(Task description):
Without any pictures, restate the lines from the one containing "Emit a Python" to the one containing "meses = list(range(12, 25))", word for word, ends included.
-- START --
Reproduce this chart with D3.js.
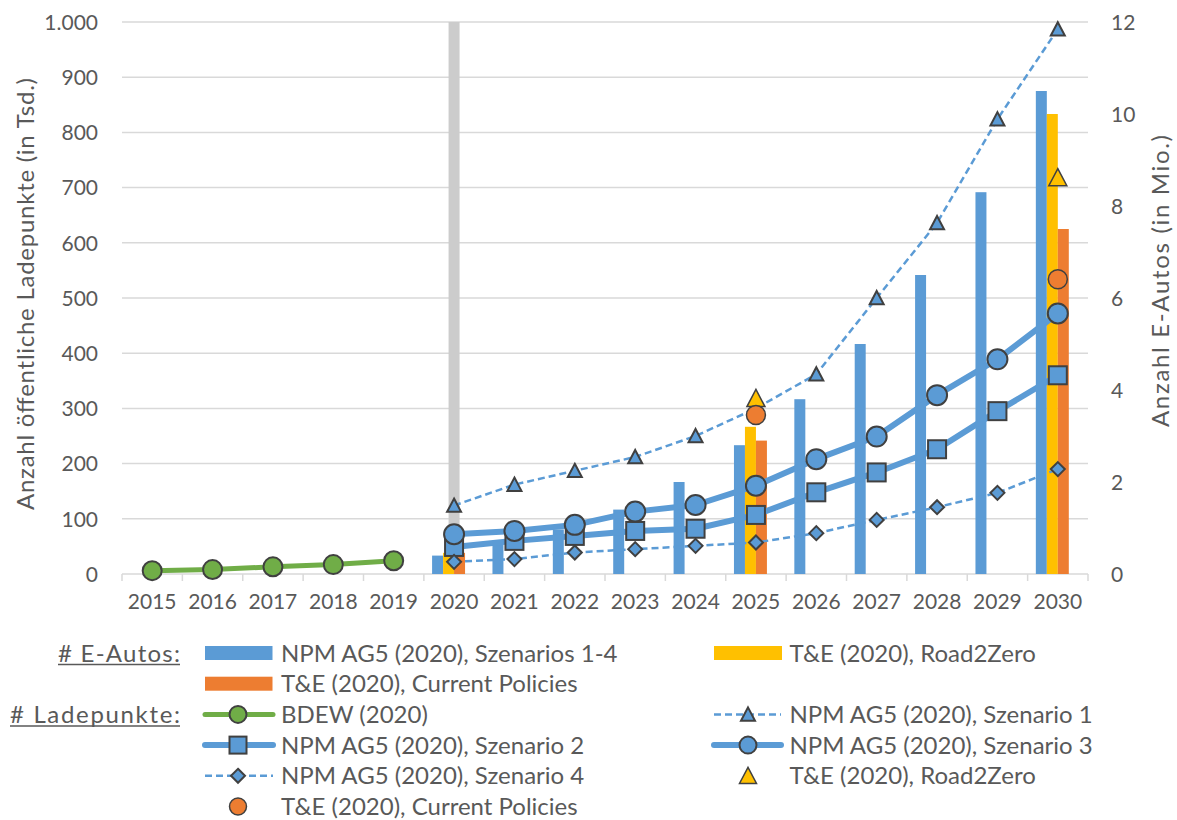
<!DOCTYPE html>
<html><head><meta charset="utf-8">
<script src="https://cdn.jsdelivr.net/npm/d3@7"></script>
<style>
body{margin:0;background:#fff}
text{font-family:Lato,"Open Sans",sans-serif;fill:#595959}
</style>
</head><body>
<svg id="c" width="1177" height="820"></svg>
<script>
// ---------- data ----------
const years = [2015,2016,2017,2018,2019,2020,2021,2022,2023,2024,2025,2026,2027,2028,2029,2030];
const leftTicks = [0,100,200,300,400,500,600,700,800,900,1000];
const rightTicks = [0,2,4,6,8,10,12];
const leftTitle = "Anzahl öffentliche Ladepunkte (in Tsd.)";
const rightTitle = "Anzahl E-Autos (in Mio.)";

// E-Autos (Mio.)
const npmYears = [2020,2021,2022,2023,2024,2025,2026,2027,2028,2029,2030];
const npmCars  = [0.4,0.7,0.97,1.4,2.0,2.8,3.8,5.0,6.5,8.3,10.5];
const teYears  = [2020,2025,2030];
const r2zCars  = [0.46,3.2,10.0];
const cpCars   = [0.46,2.9,7.5];
const markYears = [2020];
const markBar   = [12];

// Ladepunkte (Tsd.)
const bdewYears = [2015,2016,2017,2018,2019];
const bdew = [6,8,13,17,24];
const s1 = [124,162,187,212,250,300,362,500,636,824,987];
const s2 = [49,60,69,78,82,107,148,184,226,295,360];
const s3 = [72,78,89,113,125,160,208,249,324,389,472];
const s4 = [22,27,39,45,51,57,74,98,121,147,190];
const teMarkYears = [2025,2030];
const r2zPoints = [318,718];
const cpPoints  = [288,534];

const legendHeads = ["# E-Autos:","# Ladepunkte:"];
const legendLabels = ["NPM AG5 (2020), Szenarios 1-4","T&E (2020), Road2Zero","T&E (2020), Current Policies",
  "BDEW (2020)","NPM AG5 (2020), Szenario 1","NPM AG5 (2020), Szenario 2","NPM AG5 (2020), Szenario 3",
  "NPM AG5 (2020), Szenario 4","T&E (2020), Road2Zero","T&E (2020), Current Policies"];

// ---------- styles ----------
const BLUE="#5B9BD5", YEL="#FFC000", ORA="#ED7D31", GRN="#70AD47", GRAY="#CCCCCC", MSTROKE="#404040";
const FONT = "Lato,'Open Sans',sans-serif";

const svg = d3.select("#c");
const L=122, R=1088, T=22, B=574;
const x = d3.scaleBand().domain(years).range([L,R]).padding(0);
const cx = y => x(y) + x.bandwidth()/2;
const yL = d3.scaleLinear().domain([0,1000]).range([B,T]);
const yR = d3.scaleLinear().domain([0,12]).range([B,T]);
const sub = d3.scaleBand().domain(["npm","r2z","cp","none"]).range([-x.bandwidth()*0.364, x.bandwidth()*0.364]);
const de = d3.formatLocale({decimal:",",thousands:".",grouping:[3],currency:["","€"]});
const fmt = de.format(",");

// gridlines
svg.append("g").selectAll("line").data(leftTicks).join("line")
  .attr("x1",L).attr("x2",R).attr("y1",d=>yL(d)).attr("y2",d=>yL(d))
  .attr("stroke","#D9D9D9").attr("stroke-width",1.5);
// x tick marks
const bounds = years.map(y=>x(y)).concat([R]);
svg.append("g").selectAll("line").data(bounds).join("line")
  .attr("x1",d=>d).attr("x2",d=>d).attr("y1",B).attr("y2",B+7)
  .attr("stroke","#D9D9D9").attr("stroke-width",1.5);

// left axis labels
const gl = svg.append("g").attr("transform",`translate(${L-24},0)`)
  .call(d3.axisLeft(yL).tickValues(leftTicks).tickFormat(fmt).tickSize(0).tickPadding(0));
gl.select(".domain").remove();
gl.selectAll("text").attr("font-size",21).attr("fill","#595959").attr("font-family",FONT).attr("dy","0.35em");
// right axis labels
const gr = svg.append("g").attr("transform",`translate(${R+23},0)`)
  .call(d3.axisRight(yR).tickValues(rightTicks).tickSize(0).tickPadding(0));
gr.select(".domain").remove();
gr.selectAll("text").attr("font-size",21).attr("fill","#595959").attr("font-family",FONT).attr("dy","0.35em");
// x axis labels
const gx = svg.append("g").attr("transform",`translate(0,${B+20})`)
  .call(d3.axisBottom(x).tickSize(0).tickPadding(0));
gx.select(".domain").remove();
gx.selectAll("text").attr("font-size",21).attr("fill","#595959").attr("font-family",FONT).attr("dy","0.71em");

// axis titles
svg.append("text").attr("transform",`translate(24,294) rotate(-90)`).attr("text-anchor","middle")
  .attr("dominant-baseline","central").attr("font-size",24)
  .attr("textLength",432).attr("lengthAdjust","spacing").text(leftTitle);
svg.append("text").attr("transform",`translate(1159,281) rotate(-90)`).attr("text-anchor","middle")
  .attr("dominant-baseline","central").attr("font-size",24)
  .attr("textLength",292).attr("lengthAdjust","spacing").text(rightTitle);

// gray marker bar
svg.append("g").selectAll("rect").data(markYears.map((y,i)=>({y,v:markBar[i]}))).join("rect")
  .attr("x",d=>cx(d.y)-sub.bandwidth()/2).attr("width",sub.bandwidth())
  .attr("y",d=>yR(d.v)).attr("height",d=>yR(0)-yR(d.v)).attr("fill",GRAY);

// bars
function bars(yrs, vals, key, color){
  svg.append("g").selectAll("rect").data(yrs.map((y,i)=>({y,v:vals[i]}))).join("rect")
    .attr("x",d=>cx(d.y)+sub(key)).attr("width",sub.bandwidth())
    .attr("y",d=>yR(d.v)).attr("height",d=>yR(0)-yR(d.v)).attr("fill",color);
}
bars(npmYears,npmCars,"npm",BLUE);
bars(teYears,r2zCars,"r2z",YEL);
bars(teYears,cpCars,"cp",ORA);

// markers
function marker(g, shape, px, py, s, fill, sw){
  let el;
  if(shape==="circle") el=g.append("circle").attr("cx",px).attr("cy",py).attr("r",s/2);
  else if(shape==="square") el=g.append("rect").attr("x",px-s/2).attr("y",py-s/2).attr("width",s).attr("height",s);
  else if(shape==="triangle") el=g.append("path").attr("d",`M${px},${py-s*0.5}L${px+s/2},${py+s*0.45}L${px-s/2},${py+s*0.45}Z`);
  else if(shape==="diamond") el=g.append("path").attr("d",`M${px},${py-s/2}L${px+s/2},${py}L${px},${py+s/2}L${px-s/2},${py}Z`);
  el.attr("fill",fill).attr("stroke",MSTROKE).attr("stroke-width",sw).attr("stroke-linejoin","miter");
}
const seriesDefs = [
  {yrs:bdewYears, vals:bdew, color:GRN, w:5, dash:null, shape:"circle", size:19, mfill:GRN, sw:2},
  {yrs:npmYears, vals:s1, color:BLUE, w:2.5, dash:"7,4", shape:"triangle", size:14, mfill:BLUE, sw:2},
  {yrs:npmYears, vals:s2, color:BLUE, w:6, dash:null, shape:"square", size:18, mfill:BLUE, sw:2},
  {yrs:npmYears, vals:s3, color:BLUE, w:6, dash:null, shape:"circle", size:20, mfill:BLUE, sw:2},
  {yrs:npmYears, vals:s4, color:BLUE, w:2.5, dash:"7,4", shape:"diamond", size:14, mfill:BLUE, sw:2},
  {yrs:teMarkYears, vals:r2zPoints, color:null, shape:"triangle", size:18, mfill:YEL, sw:1.5},
  {yrs:teMarkYears, vals:cpPoints, color:null, shape:"circle", size:19, mfill:ORA, sw:1.5}
];
const line = d3.line().x(d=>cx(d.y)).y(d=>yL(d.v));
seriesDefs.forEach(s=>{
  const g = svg.append("g");
  const pts = s.yrs.map((y,i)=>({y,v:s.vals[i]}));
  if(s.color){
    g.append("path").datum(pts).attr("d",line).attr("fill","none").attr("stroke",s.color)
      .attr("stroke-width",s.w).attr("stroke-linejoin","round").attr("stroke-linecap",s.dash?"butt":"round")
      .attr("stroke-dasharray",s.dash);
  }
  pts.forEach(p=>marker(g,s.shape,cx(p.y),yL(p.v),s.size,s.mfill,s.sw));
});

// ---------- legend ----------
const lg = svg.append("g");
const rowBase = i => 661.5 + i*30.7;
const colX = [{l1:203,l2:275,m:238,r1:205,r2:272.5,t:281},{l1:712,l2:783,m:748,r1:714,r2:782,t:789.5}];
const headLen = [122,170];
legendHeads.forEach((h,i)=>{
  const row = i===0?0:2;
  lg.append("text").attr("x",180).attr("y",rowBase(row)).attr("text-anchor","end").attr("font-size",24)
    .attr("textLength",headLen[i]).attr("lengthAdjust","spacing").text(h);
  lg.append("line").attr("x1",180-headLen[i]).attr("x2",180).attr("y1",rowBase(row)+3).attr("y2",rowBase(row)+3)
    .attr("stroke","#595959").attr("stroke-width",1.5);
});
const legendPos = [[0,0],[0,1],[1,0],[2,0],[2,1],[3,0],[3,1],[4,0],[4,1],[5,0]];
const legendKind = [{bar:BLUE},{bar:YEL},{bar:ORA}].concat(seriesDefs.map(s=>({s})));
legendLabels.forEach((lab,i)=>{
  const [row,col] = legendPos[i];
  const c = colX[col];
  const yc = rowBase(row)-8.5;
  const k = legendKind[i];
  if(k.bar){
    lg.append("rect").attr("x",c.r1).attr("y",yc-7).attr("width",c.r2-c.r1).attr("height",14).attr("fill",k.bar);
  } else {
    const s=k.s;
    if(s.color){
      lg.append("line").attr("x1",c.l1+2).attr("x2",c.l2-2).attr("y1",yc).attr("y2",yc)
        .attr("stroke",s.color).attr("stroke-width",s.w).attr("stroke-dasharray",s.dash)
        .attr("stroke-linecap",s.dash?"butt":"round");
    }
    marker(lg,s.shape,c.m,yc,Math.min(s.size,17),s.mfill,s.sw);
  }
  lg.append("text").attr("x",c.t).attr("y",rowBase(row)).attr("font-size",24).text(lab);
});
</script>
</body></html>
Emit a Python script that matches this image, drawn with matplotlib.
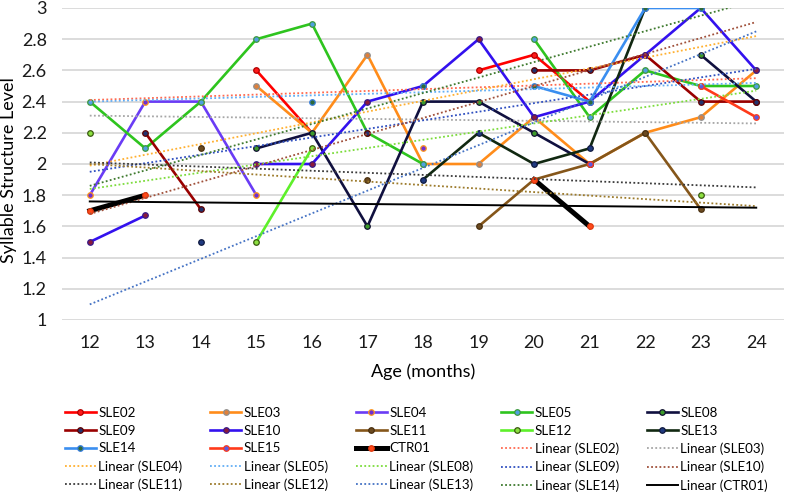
import numpy as np
import matplotlib.pyplot as plt

plt.rcParams['font.family'] = ['Lato', 'DejaVu Sans']

nan = np.nan

# Idade em meses (categorias)
meses = list(range(12, 25))

# Valores por participante (nan = sem registo)
SLE02 = [nan, nan, nan, 2.6, 2.2, nan, nan, 2.6, 2.7, 2.4, nan, nan, nan]
SLE03 = [nan, nan, nan, 2.5, 2.2, 2.7, 2.0, 2.0, 2.3, 2.0, 2.2, 2.3, 2.6]
SLE04 = [1.8, 2.4, 2.4, 1.8, nan, nan, 2.1, nan, nan, nan, nan, nan, nan]
SLE05 = [2.4, 2.1, 2.4, 2.8, 2.9, 2.2, 2.0, nan, 2.8, 2.3, 2.6, 2.5, 2.5]
SLE08 = [nan, nan, nan, 2.1, 2.2, 1.6, 2.4, 2.4, 2.2, 2.0, nan, 2.7, 2.4]
SLE09 = [nan, 2.2, 1.71, nan, nan, 2.2, nan, nan, 2.6, 2.6, 2.7, 2.4, 2.4]
SLE10 = [1.5, 1.67, nan, 2.0, 2.0, 2.4, 2.5, 2.8, 2.3, 2.4, 2.7, 3.0, 2.6]
SLE11 = [nan, nan, 2.1, nan, nan, 1.9, nan, 1.6, 1.9, 2.0, 2.2, 1.71, nan]
SLE12 = [2.2, nan, nan, 1.5, 2.1, nan, nan, nan, nan, nan, nan, 1.8, nan]
SLE13 = [nan, nan, 1.5, nan, nan, nan, 1.9, 2.2, 2.0, 2.1, 3.0, nan, nan]
SLE14 = [nan, nan, nan, nan, 2.4, nan, 2.5, nan, 2.5, 2.4, 3.0, 3.0, nan]
SLE15 = [nan, nan, nan, nan, nan, nan, nan, nan, nan, 2.0, nan, 2.5, 2.3]
CTR01 = [1.7, 1.8, nan, nan, nan, nan, nan, nan, 1.9, 1.6, nan, nan, nan]

series = [('SLE02', SLE02), ('SLE03', SLE03), ('SLE04', SLE04), ('SLE05', SLE05),
          ('SLE08', SLE08), ('SLE09', SLE09), ('SLE10', SLE10), ('SLE11', SLE11),
          ('SLE12', SLE12), ('SLE13', SLE13), ('SLE14', SLE14), ('SLE15', SLE15),
          ('CTR01', CTR01)]

# cor da linha, cor do marcador, cor do contorno do marcador
cores_linha = ['#FF0000', '#FF8C1A', '#6A3CF5', '#2EC41E', '#10103F', '#990000',
               '#3311EE', '#85561A', '#5EF02A', '#112811', '#3A8EF0', '#FF3A1A', '#000000']
cores_marc = ['#FF1A1A', '#E0803A', '#7030D0', '#4FA0E0', '#3C9A2A', '#22336E',
              '#8B1A3A', '#6B4A20', '#8CE040', '#203A80', '#2E6A3A', '#5A5AE0', '#FF4A1A']
cores_borda = ['#B00000', '#909090', '#FF9A20', '#3C9A3C', '#101030', '#600000',
               '#3A1A8A', '#4A3010', '#3A5A10', '#101A40', '#3A80E0', '#FF3A1A', '#E03A10']

# Linhas de tendencia (valor lido aos 12 e aos 24 meses)
tend_nomes = ['SLE02', 'SLE03', 'SLE04', 'SLE05', 'SLE08', 'SLE09', 'SLE10',
              'SLE11', 'SLE12', 'SLE13', 'SLE14', 'CTR01']
tend_12 = [2.41, 2.31, 1.99, 2.40, 1.84, 1.95, 1.68, 2.01, 2.00, 1.10, 1.86, 1.76]
tend_24 = [2.55, 2.26, 2.82, 2.52, 2.47, 2.61, 2.91, 1.85, 1.73, 2.85, 3.05, 1.72]
tend_cores = ['#FF6A50', '#A6A6A6', '#FFB030', '#62AEF5', '#7CDC3C', '#2F4FC0',
              '#A0503A', '#3A3A3A', '#9C7A2A', '#4472C4', '#3E7A2E', '#000000']

yticks = [1, 1.2, 1.4, 1.6, 1.8, 2, 2.2, 2.4, 2.6, 2.8, 3]
ytick_labels = ['1', '1.2', '1.4', '1.6', '1.8', '2', '2.2', '2.4', '2.6', '2.8', '3']

fig = plt.figure(figsize=(7.87, 4.93), dpi=100)
ax = fig.add_axes([62 / 787, 1 - 320 / 493, 722 / 787, 312 / 493])

handles = []
labels = []
for i, (nome, vals) in enumerate(series):
    lw = 3.6 if nome == 'CTR01' else 1.9
    h, = ax.plot(meses, vals, color=cores_linha[i], lw=lw, marker='o', markersize=4,
                 markerfacecolor=cores_marc[i], markeredgecolor=cores_borda[i],
                 markeredgewidth=0.9, zorder=3 + i * 0.01)
    handles.append(h)
    labels.append(nome)

for i, nome in enumerate(tend_nomes):
    if nome == 'CTR01':
        ls = '-'
        lw = 1.4
    else:
        ls = (0, (1, 1.3))
        lw = 1.3
    h, = ax.plot([meses[0], meses[-1]], [tend_12[i], tend_24[i]], color=tend_cores[i],
                 lw=lw, linestyle=ls, zorder=4)
    handles.append(h)
    labels.append('Linear (' + nome + ')')

ax.set_xlim(11.5, 24.5)
ax.set_ylim(1, 3)
ax.set_xticks(meses)
ax.set_yticks(yticks)
ax.set_yticklabels(ytick_labels)
ax.grid(axis='y', color='#D9D9D9', lw=1.3)
ax.set_axisbelow(True)
for s in ax.spines.values():
    s.set_visible(False)
ax.tick_params(length=0, labelsize=13, colors='#1a1a1a')
ax.tick_params(axis='y', pad=11)
ax.tick_params(axis='x', pad=11)
ax.set_ylabel('Syllable Structure Level', fontsize=13, labelpad=3)
ax.yaxis.label.set_y(0.482)
ax.set_xlabel('Age (months)', fontsize=13, labelpad=9)

# legenda por linhas (ordem do Excel)
ncol = 5
nrow = 5
ordem = [r * ncol + c for c in range(ncol) for r in range(nrow) if r * ncol + c < len(handles)]
fig.legend([handles[k] for k in ordem], [labels[k] for k in ordem], ncol=ncol,
           loc='upper left', bbox_to_anchor=(65 / 787, 1 - 407 / 493), frameon=False,
           fontsize=9.6, handlelength=2.3, handletextpad=0.2, columnspacing=2.1,
           labelspacing=0.43, borderpad=0, borderaxespad=0, numpoints=1)

fig.savefig('out.png', dpi=100)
-- END --
(Exercise solution):
Emit a Python script that matches this image, drawn with matplotlib.
import numpy as np
import matplotlib.pyplot as plt

plt.rcParams['font.family'] = ['Lato', 'DejaVu Sans']

nan = np.nan

# Idade em meses (categorias)
meses = list(range(12, 25))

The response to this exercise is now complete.